The agreement to reduce oil output by 1.8 million barrels a day extends through the end of the year, and multiple ministers endorsed retaining a relationship that could help prevent another destabilizing collapse in oil prices, like the one in 2015 and 2016.
"We realized it was a negative sum game; all of us producers and consumers were losing when the oil price went down," said Mohammed Saleh Abdullah Al-Sada, Qatar Minister of Energy and Industry. Al-Sada, speaking at IHS Markit's annual CERAWeek conference, was instrumental in bringing fellow OPEC ministers into agreement on a deal in 2016, when they met on the sidelines of an industry conference in Algeria.
"A year earlier we opened channels with Russia, and again we found they were thinking alike," he said. "We found once we agreed among ourselves, Russia was very positive."
The thorn in the side of major oil-producing nations has been U.S. shale, which started to boom in the last decade as the industry applied and continued to improve new technologies. The message from CERAWeek was that OPEC will continue to hold the market steady, for now.
While OPEC and Russia agreed to cut back, shale drillers are driven purely by economics and they increased production as prices stabilized. Now at record oil production of more than 10 million barrels a day, the United States is ahead of Saudi Arabia since it pared back production.
"Russia and OPEC have a major problem in the long run. The fact that the Saudis are pegging to the U.S. dollar and the Russians have a floating currency means in the long run the Saudis want more dollars and the Russians want more barrels," said Francisco Blanch, head of global commodities and derivatives research at Bank of America Merrill Lynch.
"It's worked out well for the last year and a half, and they are investing in each other's countries," he said recently. "At the end of the day, if the Russians extend the deal into 2020, they lose more market share to the U.S., and I don't think they're willing to do that."

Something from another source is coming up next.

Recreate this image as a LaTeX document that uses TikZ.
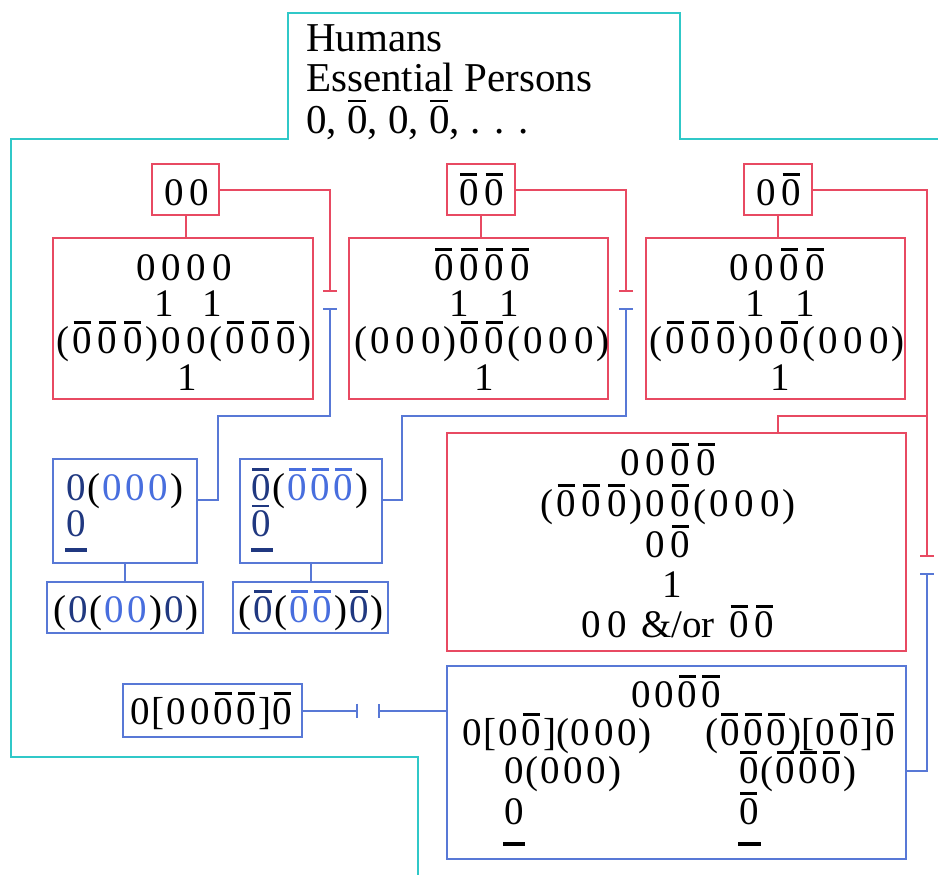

But OPEC General Secretary Mohammad Barkindo describes a larger relationship with non-OPEC producers as an "insurance policy" against future volatility and cycles. He is also reaching out to shale players, and he and OPEC oil ministers met with producers at a dinner during the CERAWeek conference for a second year in a row. He plans to do it again next year.
"It was obvious this would trigger more rapid rise of shale production," said Alexey Texler, Russia's First Deputy Minister of Energy, and he said the rise of more than 1 million barrels was taken into consideration when Russia entered the agreement.
Prices have recovered to above $60 per barrel after crashing down to about $30 in early 2016, and Barkindo described the agreement, which will be reviewed in June, to be "as solid as the Rock of Gibraltar."
The deal will be reviewed again in December.
"The need to work together is obviously so needed by the market," Texler said. "We do not have plans to join OPEC as a a member," he added, but there is a desire to continue the relationship, and the format is being debated.
"I don't think there's a strong need to cement something or cast it in stone," he said, but he thinks the alliance would help with coordinating on technology and other issues.
Texler said the goal of rebalancing the market has not yet been met, but it could come in the second half of the year, "maybe third quarter."
"The Russians care more about volume than price, and the Saudis care more about price. ... I think they appear to be working through those strains, which will show up in the June meeting," Blanch said. "My expectation is it takes three years to unwind the deal and in those three years, Russians are the first to bring back capacity and the Saudis are the last ones to bring back capacity."
The growth in demand, with the growth in the global economy, is also helping stabilize the market.
BP CEO Bob Dudley, also speaking at the CERAWeek conference, said the oil industry has learned to be more cost efficient and use technology and big data better as a result of the downturn.
"We just recovered from one of the most protracted downturns we ever encountered," Dudley said.
He sees oil prices steady in a $50-$65 range for the next couple of years. Dudley said he knew of the meeting between shale companies and OPEC but that the international major was not part of it.